Deciding on custody of children can be one of the biggest concerns when you get a divorce. You must prove to a court that you deserve to see your child, whether through custody or visitation rights. But if you are a member of the LGBT community (lesbian, gay, bisexual and transgender), you can find it even harder to get custody if you’re not the biological parent.

A new law in Georgia hopes to change that. The law makes it easier for non-biological parents to seek custody after divorce.

No custody rights for non-biological LGBT parents

Because marriage equality came out of a Supreme Court ruling, Georgia courts have had no direct guidance written in law on how to decide custody in LGBT divorce. If the non-biological parent did not officially adopt the child, the courts usually don’t consider him or her to be a legal parent.

Since the children are usually biologically related to only one parent, the courts have favored giving custody to the biological parent.

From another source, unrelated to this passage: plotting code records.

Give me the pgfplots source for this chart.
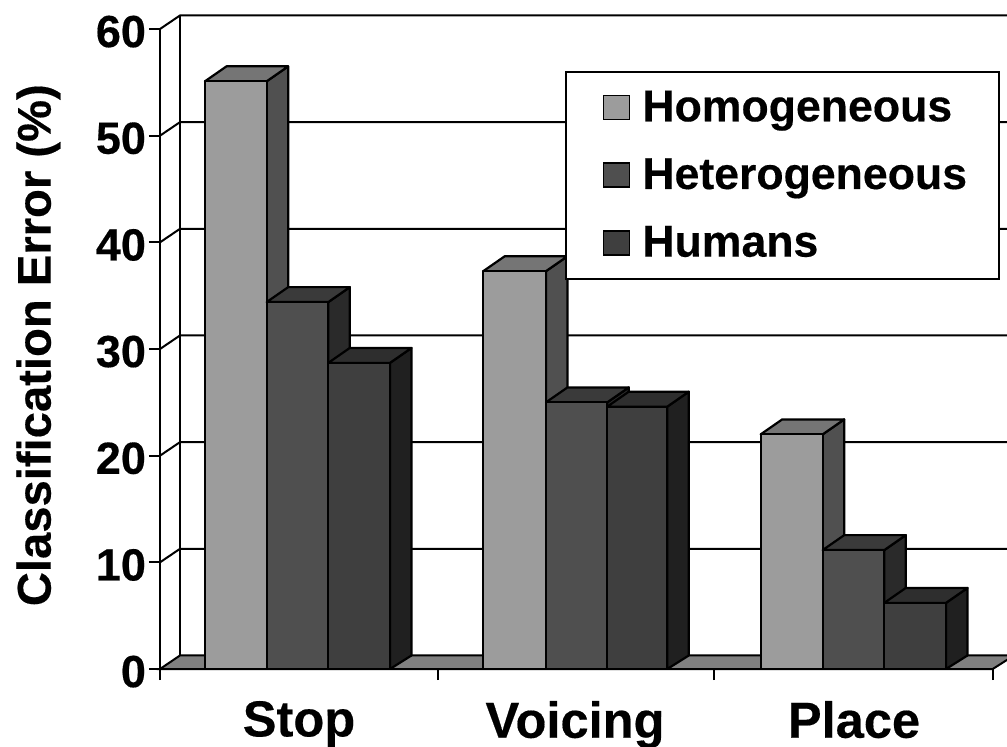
\documentclass[border=0pt]{standalone}
\usepackage{fontspec}
\setmainfont{Liberation Sans}[BoldFeatures={FakeBold=0.35}]
\usepackage{pgfplots}
\pgfplotsset{compat=1.18}

\definecolor{frontA}{HTML}{9C9C9C}
\definecolor{topA}{HTML}{757575}
\definecolor{sideA}{HTML}{505050}
\definecolor{frontB}{HTML}{4F4F4F}
\definecolor{topB}{HTML}{3A3A3A}
\definecolor{sideB}{HTML}{2A2A2A}
\definecolor{frontC}{HTML}{3F3F3F}
\definecolor{topC}{HTML}{2E2E2E}
\definecolor{sideC}{HTML}{202020}
\definecolor{floorgray}{HTML}{808080}

% left edge, right edge, value, colour suffix (x runs in picture pixels)
\newcommand{\boxbar}[4]{%
  \pgfmathsetmacro\xl{#1+21.5}%
  \pgfmathsetmacro\xr{#2+21.5}%
  \pgfmathsetmacro\yb{#3+1.4}%
  \pgfmathsetmacro\yz{1.27}%
  \addplot[fill=side#4,draw=black,line width=1.1pt,forget plot,no markers,line join=round]
    coordinates {(#2,0) (\xr,\yz) (\xr,\yb) (#2,#3)} -- cycle;
  \addplot[fill=top#4,draw=black,line width=1.1pt,forget plot,no markers,line join=round]
    coordinates {(#1,#3) (\xl,\yb) (\xr,\yb) (#2,#3)} -- cycle;
  \addplot[fill=front#4,draw=black,line width=1.1pt,forget plot,no markers,line join=round]
    coordinates {(#1,0) (#2,0) (#2,#3) (#1,#3)} -- cycle;
}
\newcommand{\wallline}[1]{%
  \pgfmathsetmacro\yb{#1+1.27}%
  \addplot[black,line width=1pt,forget plot,no markers]
    coordinates {(160,#1) (180,\yb) (1007,\yb)};
}

\begin{document}
\begin{tikzpicture}
\useasboundingbox (-80pt,-38.5pt) rectangle (423.5pt,334.5pt);
\begin{axis}[
  at={(0,0)},anchor=origin,
  x=0.5pt,y=5.3333pt,
  xmin=160,xmax=992.7,
  ymin=0,ymax=60,
  clip=false,
  axis x line*=bottom,
  axis y line*=left,
  axis line style={line width=1pt,-},
  tick style={line width=1pt,black},
  tick align=outside,
  major tick length=5.5pt,
  ytick={0,10,...,60},
  xtick={160,437.5,714,992.7},
  xticklabels={},
  extra x ticks={299,575,854},
  extra x tick labels={Stop,Voicing,Place},
  extra x tick style={major tick length=0pt},
  x tick label style={font=\fontsize{25.3}{28}\bfseries\selectfont,yshift=-12.5pt},
  y tick label style={font=\fontsize{22.5}{26}\bfseries\selectfont,xshift=2pt,yshift=-1.3pt},
  /pgf/number format/assume math mode=true,
  ylabel={Classification Error (\%)},
  every axis y label/.style={at={(axis description cs:-0.146,0.506)},rotate=90,anchor=center,font=\fontsize{23.6}{27}\bfseries\selectfont},
  legend style={at={(0.486,0.935)},anchor=north west,draw=black,line width=1pt,fill=white,
    font=\fontsize{22.3}{26}\bfseries\selectfont,inner xsep=14pt,inner ysep=7.5pt,row sep=13pt,
    /tikz/every odd column/.append style={column sep=4pt}},
  legend cell align=left,
  legend image code/.code={\path[draw=none,fill=none] (0pt,0pt) -- (5pt,0pt);\draw[#1,line width=.7pt] (5pt,-6pt) rectangle (18pt,6pt);},
]
% floor and back wall
\addplot[fill=floorgray,draw=black,line width=1pt,forget plot,no markers]
  coordinates {(160,0) (180,1.27) (1014,1.27) (992.7,0)} -- cycle;
\wallline{10}\wallline{20}\wallline{30}\wallline{40}\wallline{50}\wallline{60}
\addplot[black,line width=1pt,forget plot,no markers]
  coordinates {(180,1.27) (180,61.27)};

% Stop
\boxbar{205}{266.7}{55.1}{A}
\boxbar{266.7}{328.3}{34.4}{B}
\boxbar{328.3}{390}{28.7}{C}
% Voicing
\boxbar{483.3}{546}{37.3}{A}
\boxbar{546}{607.3}{25.0}{B}
\boxbar{607.3}{667.3}{24.6}{C}
% Place
\boxbar{760.7}{822.7}{22.0}{A}
\boxbar{822.7}{884.3}{11.15}{B}
\boxbar{884.3}{946}{6.2}{C}

\addlegendimage{fill=frontA,draw=black}
\addlegendentry{Homogeneous}
\addlegendimage{fill=frontB,draw=black}
\addlegendentry{Heterogeneous}
\addlegendimage{fill=frontC,draw=black}
\addlegendentry{Humans}
\end{axis}
\end{tikzpicture}
\end{document}
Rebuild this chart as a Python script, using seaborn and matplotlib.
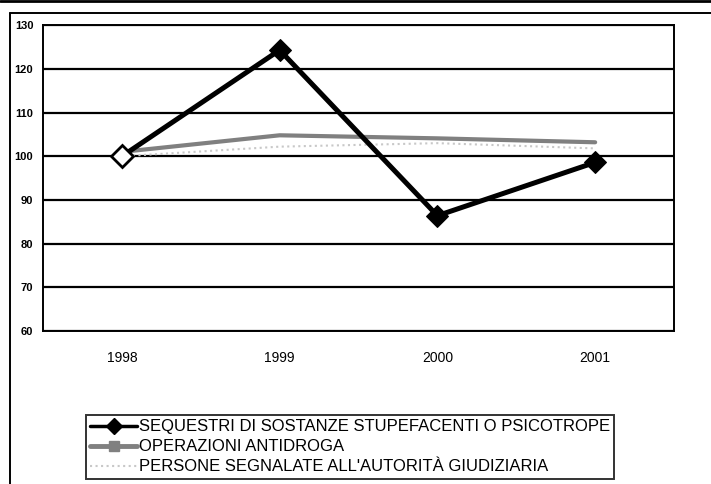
import matplotlib
matplotlib.use("Agg")
import matplotlib.pyplot as plt
import numpy as np
import pandas as pd
import seaborn as sns

years = ["1998", "1999", "2000", "2001"]
sequestri = [100, 124.3, 86.4, 98.6]
operazioni = [101, 104.8, 104.1, 103.2]
persone = [100, 102.2, 103, 101.8]

labels = ["SEQUESTRI DI SOSTANZE STUPEFACENTI O PSICOTROPE",
          "OPERAZIONI ANTIDROGA",
          "PERSONE SEGNALATE ALL'AUTORITÀ GIUDIZIARIA"]

df = pd.DataFrame({
    "pos": list(range(len(years))) * 3,
    "value": sequestri + operazioni + persone,
    "serie": [labels[0]] * 4 + [labels[1]] * 4 + [labels[2]] * 4,
})

sns.set_style("white")
plt.rcParams['font.family'] = ['Liberation Sans', 'DejaVu Sans']
plt.rcParams['text.color'] = 'black'
plt.rcParams['xtick.color'] = 'black'
plt.rcParams['ytick.color'] = 'black'

fig = plt.figure(figsize=(7.11, 4.84), dpi=100)
ax = fig.add_axes([0.0605, 0.316, 0.8875, 0.632])

# faint dotted series first, then grey, then black on top
sns.lineplot(data=df[df.serie == labels[2]], x="pos", y="value", ax=ax,
             color="#c8c8c8", linewidth=1.5, linestyle=":", legend=False)
sns.lineplot(data=df[df.serie == labels[1]], x="pos", y="value", ax=ax,
             color="#808080", linewidth=3, legend=False)
sns.lineplot(data=df[df.serie == labels[0]], x="pos", y="value", ax=ax,
             color="black", linewidth=3.6, marker="D", markersize=11,
             markeredgecolor="black", legend=False)
# first point drawn as open marker like the scan
ax.plot([0], [sequestri[0]], marker="D", markersize=11, color="white",
        markeredgecolor="black", markeredgewidth=2, zorder=5)

ax.set_xlim(-0.5, 3.5)
ax.set_ylim(60, 130)
ax.set_yticks(np.arange(60, 131, 10))
ax.yaxis.grid(True, color="black", linewidth=1.6)
ax.set_axisbelow(True)
ax.set_xticks(range(len(years)))
ax.set_xticklabels(years, fontsize=10)
ax.set_xticks(np.arange(-0.5, 3.6, 1), minor=True)
ax.tick_params(axis="x", which="major", length=0, pad=14)
ax.tick_params(axis="x", which="minor", length=6, width=1.2, color="black", direction="out")
ax.tick_params(axis="y", length=5, width=1.2, color="black", direction="out", pad=2)
for t in ax.get_yticklabels():
    t.set_fontsize(8)
    t.set_fontweight("bold")
ax.set_xlabel("")
ax.set_ylabel("")
for s in ax.spines.values():
    s.set_color("black")
    s.set_linewidth(1.4)

# legend
handles = [
    plt.Line2D([], [], color="black", linewidth=2.5, marker="D", markersize=8),
    plt.Line2D([], [], color="#808080", linewidth=3.5, marker="s", markersize=7,
               markerfacecolor="#808080"),
    plt.Line2D([], [], color="#c8c8c8", linewidth=1.5, linestyle=":"),
]
leg = fig.legend(handles, labels, loc="upper left", bbox_to_anchor=(0.121, 0.142),
                 frameon=True, handlelength=2.8, handletextpad=0.1,
                 labelspacing=0.3, borderpad=0.25, borderaxespad=0, fancybox=False,
                 fontsize=12)
leg.get_frame().set_edgecolor("black")
leg.get_frame().set_linewidth(1.4)

# outer frame lines of the scanned page
fig.add_artist(plt.Line2D([0.014, 0.014], [0.0, 0.973], color="black", linewidth=1.4))
fig.add_artist(plt.Line2D([0.014, 1.0], [0.973, 0.973], color="black", linewidth=1.4))
fig.add_artist(plt.Line2D([0.0, 1.0], [0.998, 0.998], color="black", linewidth=2))

fig.savefig("out.png", dpi=100)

Giving LGBT parents the right to seek custody

The new law changes that by letting non-biological LGBT parents petition for custody or visitation. As long as the parent can prove that there was a permanent, parental relationship with the child, courts can grant custody and visitation rights to the non-biological LGBT parent after divorce.

If you have raised a child with your former spouse, you want to make sure that you can continue to be a parent after your divorce. This law can make it easier for you to petition for custody, even if you are a member of the LGBT community.